In November 2016, GIC requested GLP undertake a strategic review of its business to enhance shareholder value (Strategic Review). Following our request, the GLP Board established a Special Committee of independent directors to lead, manage and oversee the independent Strategic Review. As a major shareholder whose interest is aligned with all shareholders of GLP, GIC’s expectations have always been that the Strategic Review process conducted by GLP must be fair, robust and transparent, so as to maximise value for all shareholders.

 

Following a sale process overseen by the GLP Special Committee and an evaluation of the proposals submitted by shortlisted bidders, the GLP Special Committee recommended Nesta as the preferred bidder. As stated in the Joint Announcement, GLP has today entered into a Scheme Implementation Agreement with Nesta to undertake the Acquisition by way of the Scheme, at a cash consideration of S €2.96 ($3.38) per GLP share.

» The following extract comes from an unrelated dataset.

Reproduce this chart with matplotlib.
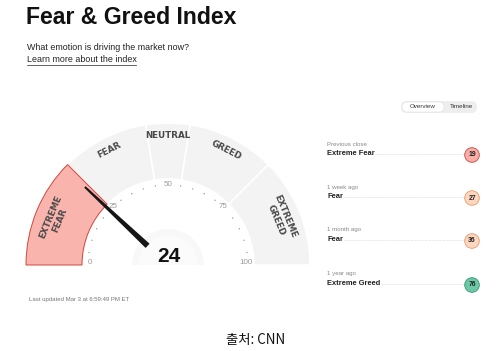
import numpy as np
import matplotlib
matplotlib.use("Agg")
import matplotlib.pyplot as plt
from matplotlib.patches import Wedge, Circle, Polygon, FancyBboxPatch

# gauge data
zone_bounds = [0, 25, 45, 55, 75, 100]
zone_labels = ["EXTREME\nFEAR", "FEAR", "NEUTRAL", "GREED", "EXTREME\nGREED"]
tick_values = [0, 25, 50, 75, 100]
current_value = 24

# history panel data
hist_when = ["Previous close", "1 week ago", "1 month ago", "1 year ago"]
hist_label = ["Extreme Fear", "Fear", "Fear", "Extreme Greed"]
hist_value = [19, 27, 36, 76]

W, H = 500, 351
SANS = ["Liberation Sans", "DejaVu Sans"]

def fy(py):
    # pixel row -> axis y
    return H - py

def ang(v):
    return 180 - v * 1.8

def zone_colors(v):
    # fill / edge for the history badges
    if v < 25:
        return "#f6aea7", "#c9453b"
    if v < 45:
        return "#fcd6bf", "#e49a68"
    if v < 55:
        return "#e6e6e6", "#999999"
    if v < 75:
        return "#b9e6d3", "#4cae88"
    return "#6dc7a5", "#2e9872"

fig = plt.figure(figsize=(W / 100, H / 100), dpi=100)
ax = fig.add_axes([0, 0, 1, 1])
ax.set_xlim(0, W)
ax.set_ylim(0, H)
ax.set_aspect("equal")
ax.axis("off")

# header
ax.text(26, fy(18), "Fear & Greed Index", fontsize=16.6, fontweight="bold",
        family=SANS, va="center", ha="left", color="#111111")
ax.text(27, fy(47), "What emotion is driving the market now?", fontsize=6.4,
        family=SANS, va="center", color="#222222")
ax.text(27, fy(60), "Learn more about the index", fontsize=6.4,
        family=SANS, va="center", color="#222222")
ax.plot([27, 136], [fy(64.5), fy(64.5)], color="#222222", lw=0.5)

# gauge
cx, cy = 168, fy(265)
r_out, r_in = 142, 86

for i in range(1, len(zone_labels)):
    a1, a2 = ang(zone_bounds[i + 1]), ang(zone_bounds[i])
    ax.add_patch(Wedge((cx, cy), r_out, a1, a2, width=r_out - r_in,
                       facecolor="#f3f3f3", edgecolor="white", lw=1.2, zorder=1))

a1, a2 = ang(zone_bounds[1]), ang(zone_bounds[0])
ax.add_patch(Wedge((cx, cy), r_out, a1, a2, width=r_out - r_in,
                   facecolor="#f9b4ad", edgecolor="#d0463d", lw=0.7, zorder=2))

for i, lab in enumerate(zone_labels):
    mid = (zone_bounds[i] + zone_bounds[i + 1]) / 2
    t = np.radians(ang(mid))
    rr = 129 if "\n" not in lab else 122
    ax.text(cx + rr * np.cos(t), cy + rr * np.sin(t), lab, rotation=ang(mid) - 90,
            ha="center", va="center", fontsize=6.3, fontweight="bold",
            family="DejaVu Sans", color="#4a4a4a", linespacing=1.0, zorder=3)

# inner soft disc
ax.add_patch(Wedge((cx, cy), 36, 0, 180, facecolor="#f8f8f8", edgecolor="none", zorder=1))
ax.add_patch(Wedge((cx, cy), 30, 0, 180, facecolor="#fbfbfb", edgecolor="none", zorder=1))

# dots and tick labels
r_tick = 80
for v in range(0, 101, 5):
    t = np.radians(ang(v))
    if v in tick_values:
        ax.text(cx + 78 * np.cos(t), cy + 78 * np.sin(t) + 3, str(v),
                ha="center", va="center", fontsize=5.8, family=SANS,
                color="#9a9a9a", zorder=3)
    else:
        ax.add_patch(Circle((cx + r_tick * np.cos(t), cy + r_tick * np.sin(t)), 0.7,
                            facecolor="#9a9a9a", edgecolor="none", zorder=3))

# needle
t = np.radians(ang(current_value))
u = np.array([np.cos(t), np.sin(t)])
n = np.array([-u[1], u[0]])
c = np.array([cx, cy])
base, tip = c + 28 * u, c + 114 * u
needle = Polygon([base + 2.9 * n, tip + 1.0 * n, tip - 1.0 * n, base - 2.9 * n],
                 closed=True, facecolor="#161616", edgecolor="none", zorder=4)
ax.add_patch(needle)

ax.text(cx + 1, fy(257), str(current_value), ha="center", va="center",
        fontsize=15, fontweight="bold", family=SANS, color="#111111", zorder=5)

ax.text(29, fy(300), "Last updated Mar 3 at 6:59:49 PM ET", fontsize=4.3,
        family=SANS, va="center", color="#777777")

# toggle
ax.add_patch(FancyBboxPatch((401, fy(113)), 76, 12, boxstyle="round,pad=0,rounding_size=6",
                            facecolor="#eeeeee", edgecolor="none"))
ax.add_patch(FancyBboxPatch((402, fy(112)), 42, 10, boxstyle="round,pad=0,rounding_size=5",
                            facecolor="white", edgecolor="#dddddd", lw=0.4))
ax.text(423, fy(107), "Overview", fontsize=4.5, family=SANS, ha="center",
        va="center", color="#333333")
ax.text(461, fy(107), "Timeline", fontsize=4.5, family=SANS, ha="center",
        va="center", color="#333333")

# history rows
row_y = [155, 198, 241, 285]
for when, lab, v, py in zip(hist_when, hist_label, hist_value, row_y):
    fc, ec = zone_colors(v)
    ax.text(327, fy(py - 11), when, fontsize=4.4, family=SANS, va="center",
            color="#888888")
    ax.plot([330, 465], [fy(py - 1), fy(py - 1)], color="#d4d4d4", lw=0.5,
            ls=(0, (1, 1)), zorder=1)
    ax.text(327, fy(py - 1.5), lab, fontsize=5.4, fontweight="bold", family=SANS,
            va="center", color="#222222", zorder=2,
            bbox=dict(facecolor="white", edgecolor="none", pad=0.8))
    ax.add_patch(Circle((472, fy(py)), 7.3, facecolor=fc, edgecolor=ec, lw=0.6, zorder=3))
    ax.text(472, fy(py), str(v), fontsize=4.9, fontweight="bold", family=SANS,
            ha="center", va="center", color="#222222", zorder=4)

# source line
ax.text(256, fy(340), "출처: CNN", fontsize=9.6, ha="center", va="center",
        family=["Noto Sans CJK KR", "DejaVu Sans"], color="#111111")

fig.savefig("out.png", dpi=100)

The Scheme is subject to, amongst others, the requisite approval of GLP shareholders at a meeting to be convened and the approval of the High Court of Singapore.

 

GIC has provided an undertaking to Nesta to vote in favour of the Scheme in respect of its aggregate shareholding interest of 36.84% in GLP at the Scheme Meeting, on and subject to the terms stated in the Joint Announcement. The GIC Undertaking was required by Nesta before it would agree to undertake the Acquisition. GIC agreed to give the GIC Undertaking after having considered the terms of the Acquisition, in particular, both the price and certainty of execution. This would also give all other GLP shareholders the opportunity to vote on the proposed Acquisition and realise the value of their investment in GLP.